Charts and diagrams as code
[BEGIN]

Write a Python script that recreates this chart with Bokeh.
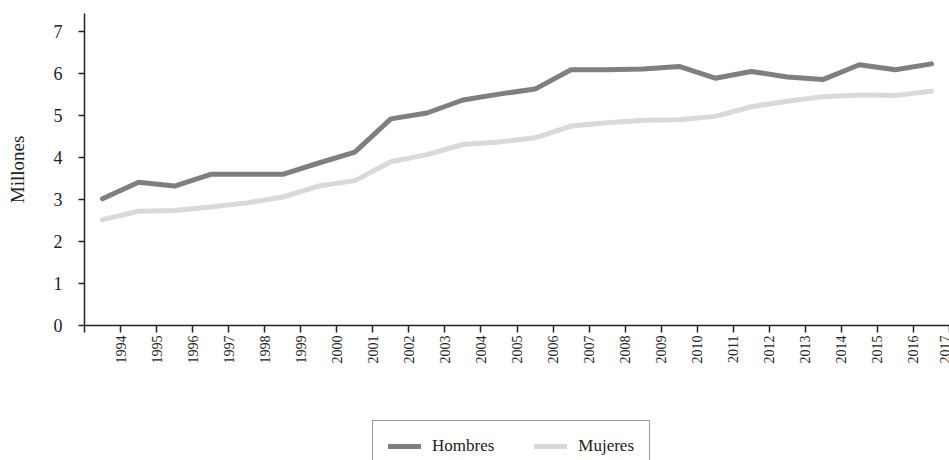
import math
from bokeh.plotting import figure
from bokeh.layouts import column
from bokeh.models import FixedTicker, Range1d, Legend, LegendItem, ColumnDataSource
from bokeh.embed import file_html
from bokeh.resources import INLINE

years = list(range(1994, 2018))
hombres = [3.02, 3.41, 3.32, 3.60, 3.60, 3.60, 3.87, 4.13, 4.92, 5.06, 5.37, 5.51,
           5.63, 6.09, 6.09, 6.11, 6.17, 5.89, 6.05, 5.92, 5.86, 6.21, 6.09, 6.23]
mujeres = [2.52, 2.72, 2.74, 2.82, 2.92, 3.06, 3.32, 3.45, 3.90, 4.07, 4.31, 4.37,
           4.47, 4.75, 4.83, 4.89, 4.90, 4.98, 5.21, 5.34, 5.45, 5.49, 5.48, 5.58]
tick_years = list(range(1993, 2018))
y_ticks = [0, 1, 2, 3, 4, 5, 6, 7]

FONT = "Liberation Serif"
C_H = "#7f7f7f"
C_M = "#d9d9d9"

src = ColumnDataSource(dict(x=[y - 0.5 for y in years], h=hombres, m=mujeres))

p = figure(width=949, height=400, output_backend="svg", toolbar_location=None,
           x_range=Range1d(1993, 2017), y_range=Range1d(0, 7.43),
           min_border_left=84, min_border_top=13, min_border_bottom=75, min_border_right=0)
p.outline_line_color = None
p.xgrid.grid_line_color = None
p.ygrid.grid_line_color = None
p.background_fill_color = "white"
p.border_fill_color = "white"

p.line("x", "h", source=src, line_color=C_H, line_width=5, line_cap="round", line_join="round")
p.line("x", "m", source=src, line_color=C_M, line_width=5, line_cap="round", line_join="round")

# x axis
xa = p.xaxis[0]
xa.ticker = FixedTicker(ticks=tick_years)
xa.major_label_overrides = {1993: ""}
xa.major_label_orientation = math.pi / 2
xa.major_label_text_font = FONT
xa.major_label_text_font_size = "14px"
xa.major_label_text_color = "#222222"
xa.major_label_standoff = 3
xa.major_tick_out = 7
xa.major_tick_in = 0
xa.minor_tick_line_color = None
xa.axis_line_color = "#222222"
xa.axis_line_width = 1.5
xa.major_tick_line_color = "#222222"
xa.major_tick_line_width = 1.5

# y axis
ya = p.yaxis[0]
ya.ticker = FixedTicker(ticks=y_ticks)
ya.major_label_text_font = FONT
ya.major_label_text_font_size = "18px"
ya.major_label_text_color = "#222222"
ya.major_label_standoff = 16
ya.major_tick_out = 6
ya.major_tick_in = 0
ya.minor_tick_line_color = None
ya.axis_line_color = "#222222"
ya.axis_line_width = 1.5
ya.major_tick_line_color = "#222222"
ya.major_tick_line_width = 1.5
ya.axis_label = "Millones"
ya.axis_label_text_font = FONT
ya.axis_label_text_font_size = "19px"
ya.axis_label_text_font_style = "normal"
ya.axis_label_text_color = "#222222"
ya.axis_label_standoff = 23

# legend strip
p2 = figure(width=949, height=60, output_backend="svg", toolbar_location=None,
            x_range=Range1d(0, 1), y_range=Range1d(0, 1),
            x_axis_location=None, y_axis_location=None, min_border=0)
p2.outline_line_color = None
p2.xgrid.grid_line_color = None
p2.ygrid.grid_line_color = None
lh = p2.line("x", "h", source=src, line_color=C_H, line_width=5, line_cap="round")
lm = p2.line("x", "m", source=src, line_color=C_M, line_width=5, line_cap="round")

legend = Legend(items=[LegendItem(label="Hombres", renderers=[lh]),
                       LegendItem(label="Mujeres", renderers=[lm])],
                orientation="horizontal", location=(288, -12))
legend.label_text_font = FONT
legend.label_text_font_size = "17px"
legend.label_text_color = "#222222"
legend.glyph_width = 33
legend.glyph_height = 20
legend.label_standoff = 11
legend.spacing = 40
legend.padding = 15
legend.margin = 0
legend.border_line_color = "#333333"
legend.border_line_width = 1
legend.background_fill_alpha = 1
p2.add_layout(legend, "center")

layout = column(p, p2, spacing=0)
open("out.html", "w").write(file_html(layout, INLINE))
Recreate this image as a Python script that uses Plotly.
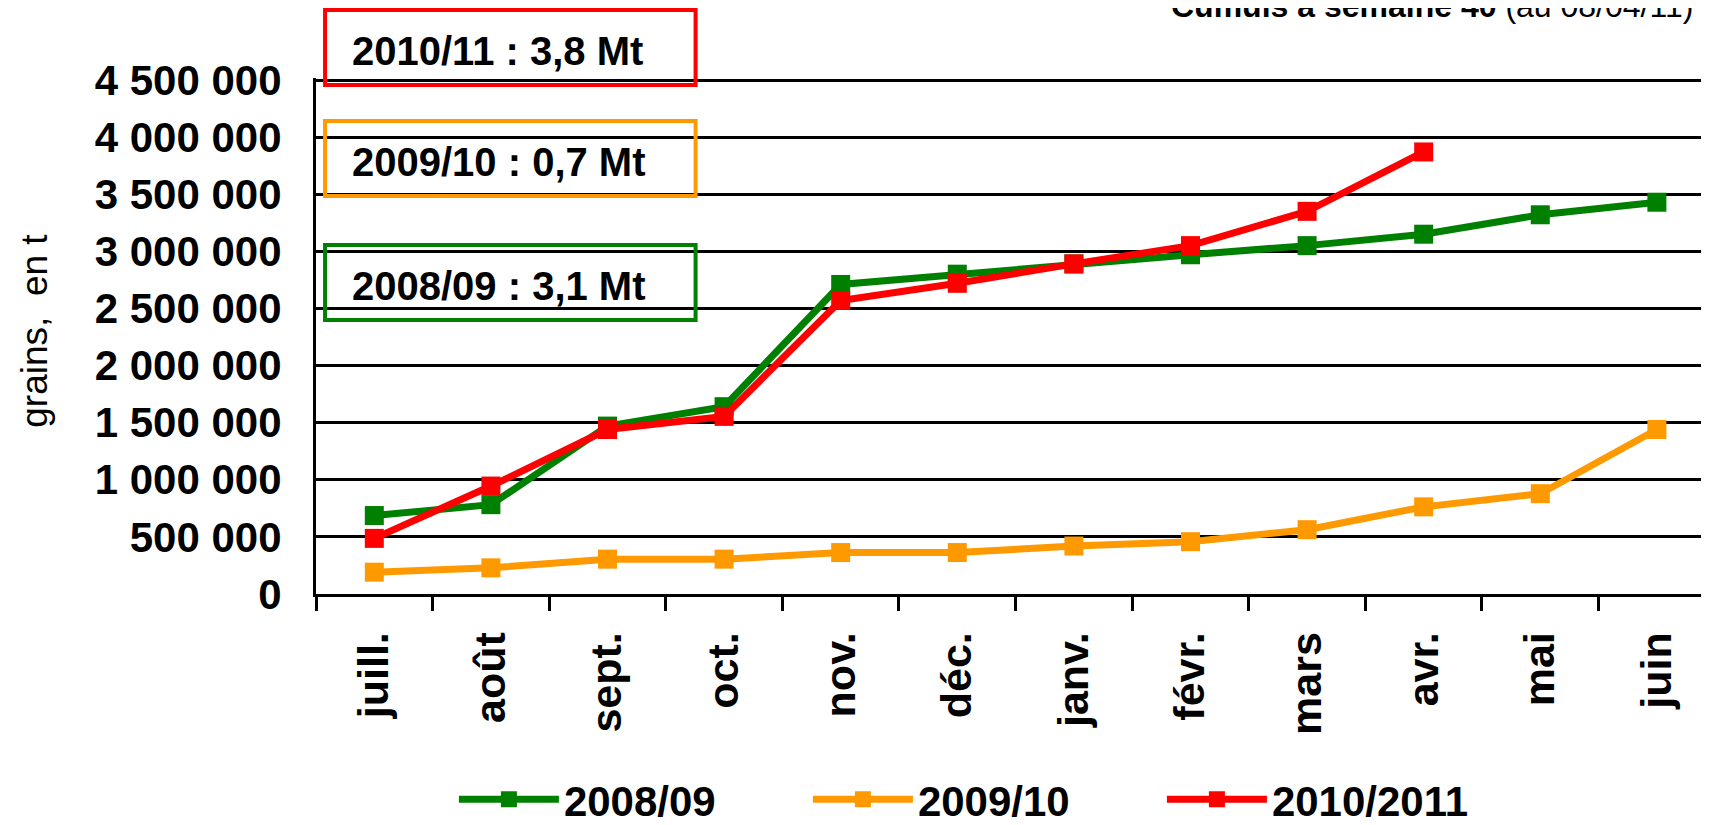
import plotly.graph_objects as go

months = ["juill.", "août", "sept.", "oct.", "nov.", "déc.", "janv.", "févr.", "mars", "avr.", "mai", "juin"]

campagne_2008 = [687000, 782000, 1470000, 1640000, 2710000, 2800000, 2890000, 2970000, 3050000, 3150000, 3320000, 3430000]
campagne_2009 = [191000, 229000, 305000, 305000, 363000, 363000, 420000, 458000, 563000, 763000, 878000, 1440000]
campagne_2010 = [487000, 945000, 1440000, 1555000, 2570000, 2720000, 2890000, 3050000, 3350000, 3870000]

series_names = ["2008/09", "2009/10", "2010/2011"]
totals = ["2008/09 : 3,1 Mt", "2009/10 : 0,7 Mt", "2010/11 : 3,8 Mt"]

FONT = "Liberation Sans"
GREEN, ORANGE, RED = "#008000", "#FF9900", "#FF0000"

fig = go.Figure()
for name, vals, col in zip(series_names, [campagne_2008, campagne_2009, campagne_2010], [GREEN, ORANGE, RED]):
    fig.add_trace(go.Scatter(x=months[:len(vals)], y=vals, name=name, mode="lines+markers",
                             line=dict(color=col, width=7),
                             marker=dict(symbol="square", size=19, color=col)))

# la page html ajoute 8 px de marge autour du graphique
fig.update_layout(
    width=1701, height=817,
    margin=dict(l=308, r=0, t=70, b=231, autoexpand=False),
    plot_bgcolor="white", paper_bgcolor="white",
    separators=", ",
    font=dict(family=FONT, color="black"),
    showlegend=True,
    legend=dict(orientation="h", x=0.099, xanchor="left", y=-0.398, yanchor="middle",
                font=dict(size=42, weight="bold"), itemwidth=100,
                entrywidth=239, entrywidthmode="pixels"),
)

fig.update_xaxes(
    type="category", range=[-0.5, 11.447], automargin=False,
    tickangle=-90, tickfont=dict(size=43, weight="bold", family=FONT),
    ticks="outside", tickson="boundaries", ticklen=14, tickwidth=3, tickcolor="black",
    showline=True, linecolor="black", linewidth=3, showgrid=False,
    ticklabelstandoff=18,
)
# la borne haute un peu au-dessus de 4,5 Mt pour que la dernière grille reste visible
fig.update_yaxes(
    range=[0, 4517500], tickvals=[i * 500000 for i in range(10)], tickformat=",d", automargin=False,
    tickfont=dict(size=42, weight="bold", family=FONT),
    showgrid=True, gridcolor="black", gridwidth=3,
    showline=True, linecolor="black", linewidth=3, zeroline=False,
    ticks="", ticklabelstandoff=23,
)

# encadrés des totaux
boxes = [(0.5310, 0.6764, GREEN), (0.7713, 0.9167, ORANGE), (0.9864, 1.1318, RED)]
for (y0, y1, col), txt in zip(boxes, totals):
    fig.add_shape(type="rect", xref="paper", yref="paper", x0=0.0065, x1=0.2725, y0=y0, y1=y1,
                  line=dict(color=col, width=4), fillcolor="rgba(0,0,0,0)")
    fig.add_annotation(xref="paper", yref="paper", x=0.0244, xanchor="left", y=(y0 + y1) / 2 - 0.006,
                       yanchor="middle", text=txt, showarrow=False,
                       font=dict(size=40, weight="bold", family=FONT, color="black"))

fig.add_annotation(xref="paper", yref="paper", x=-0.2018, y=0.51, xanchor="center", yanchor="middle",
                   text="grains,  en t", textangle=-90, showarrow=False,
                   font=dict(size=37, family=FONT, color="black"))

fig.add_annotation(xref="paper", yref="paper", x=1, xshift=-14, xanchor="right", y=1.139, yanchor="middle",
                   text="<b>Cumuls à semaine 40</b> (au 08/04/11)", showarrow=False,
                   font=dict(size=32, family=FONT, color="black"))

fig.write_html("out.html")
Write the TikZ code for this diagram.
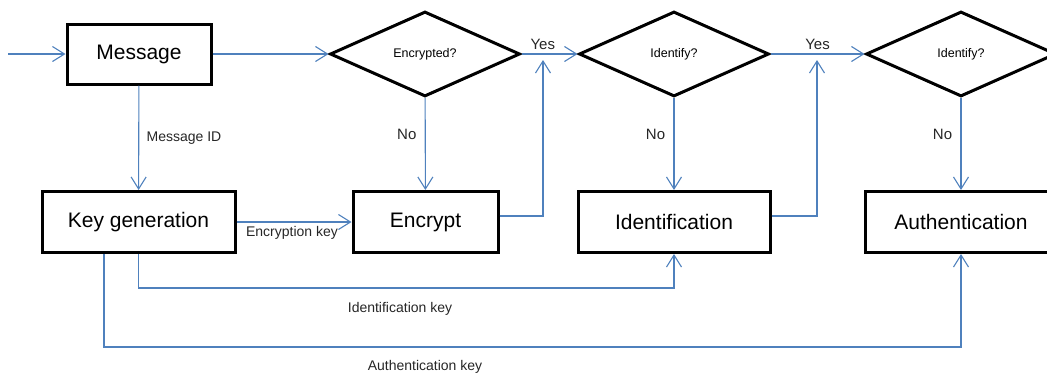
\documentclass[tikz,border=0pt]{standalone}
\usepackage{fontspec}
\setmainfont{Liberation Sans}
\usetikzlibrary{shapes.geometric,arrows.meta}
\definecolor{linkblue}{RGB}{79,129,189}
\tikzset{
  box/.style={draw, line width=3pt, minimum height=61pt, inner sep=0pt, font=\fontsize{21}{25}\selectfont},
  test/.style={draw, diamond, line width=3pt, minimum width=190pt, minimum height=85pt, inner sep=0pt, font=\fontsize{12.5}{15}\selectfont},
  flow/.style={draw=linkblue, line width=1.1pt, -{Straight Barb[length=12pt,width=15pt]}},
  lbl/.style={font=\fontsize{14}{17}\selectfont, text=black!85},
  yn/.style={font=\fontsize{15}{18}\selectfont, text=black!85}
}
\begin{document}
\begin{tikzpicture}[x=1pt, y=-1pt]
\useasboundingbox (0,0) rectangle (1047,375);
% boxes
\node[box, minimum width=144pt, minimum height=60pt] (msg) at (139,54) {Message};
\node[box, minimum width=193pt] (keygen) at (138.5,222) {Key generation};
\node[box, minimum width=145pt] (enc) at (425.5,222) {Encrypt};
\node[box, minimum width=192pt] (ident) at (674,222) {Identification};
\node[box, minimum width=192pt] (auth) at (961,222) {Authentication};
% decisions
\node[test] (d1) at (425,54) {Encrypted?};
\node[test] (d2) at (674,54) {Identify?};
\node[test] (d3) at (961,54) {Identify?};
% free ends and bends
\coordinate (in) at (8,54);
\coordinate (j1) at (543,60);
\coordinate (j2) at (817,60);
\coordinate (ik) at (400,288);
\coordinate (ak) at (425,347);
% connectors
\draw[flow] (in) -- (msg);
\draw[flow] (msg) -- (d1);
\draw[flow] (d1) -- node[yn, above, pos=0.38, inner sep=4pt] {Yes} (d2);
\draw[flow] (d2) -- node[yn, above, inner sep=4pt] {Yes} (d3);
\draw[flow] (d1) -- node[yn, left, pos=0.4, xshift=-5pt] {No} (enc);
\draw[flow] (d2) -- node[yn, left, pos=0.4, xshift=-5pt] {No} (ident);
\draw[flow] (d3) -- node[yn, left, pos=0.4, xshift=-5pt] {No} (auth);
\draw[flow] (msg) -- node[lbl, right, xshift=4pt] {Message ID} (keygen);
\draw[flow] (keygen) -- node[lbl, below, inner sep=4pt, xshift=-2pt] {Encryption key} (enc);
\draw[flow] ([yshift=6pt]enc.east) -| (j1);
\draw[flow] ([yshift=6pt]ident.east) -| (j2);
\draw[flow] (keygen.south) |- (ik) -| (ident.south);
\node[lbl, below, yshift=-11pt] (iklbl) at (ik) {Identification key};
\draw[flow] ([xshift=-34.5pt]keygen.south) |- (ak) -| (auth.south);
\node[lbl, below, yshift=-10pt] (aklbl) at (ak) {Authentication key};
\end{tikzpicture}
\end{document}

[END]

Given task – Copy out every line from the material above in which the word "that" appears.

Task output –
Write a Python script that recreates this chart with Bokeh.
Recreate this image as a Python script that uses Plotly.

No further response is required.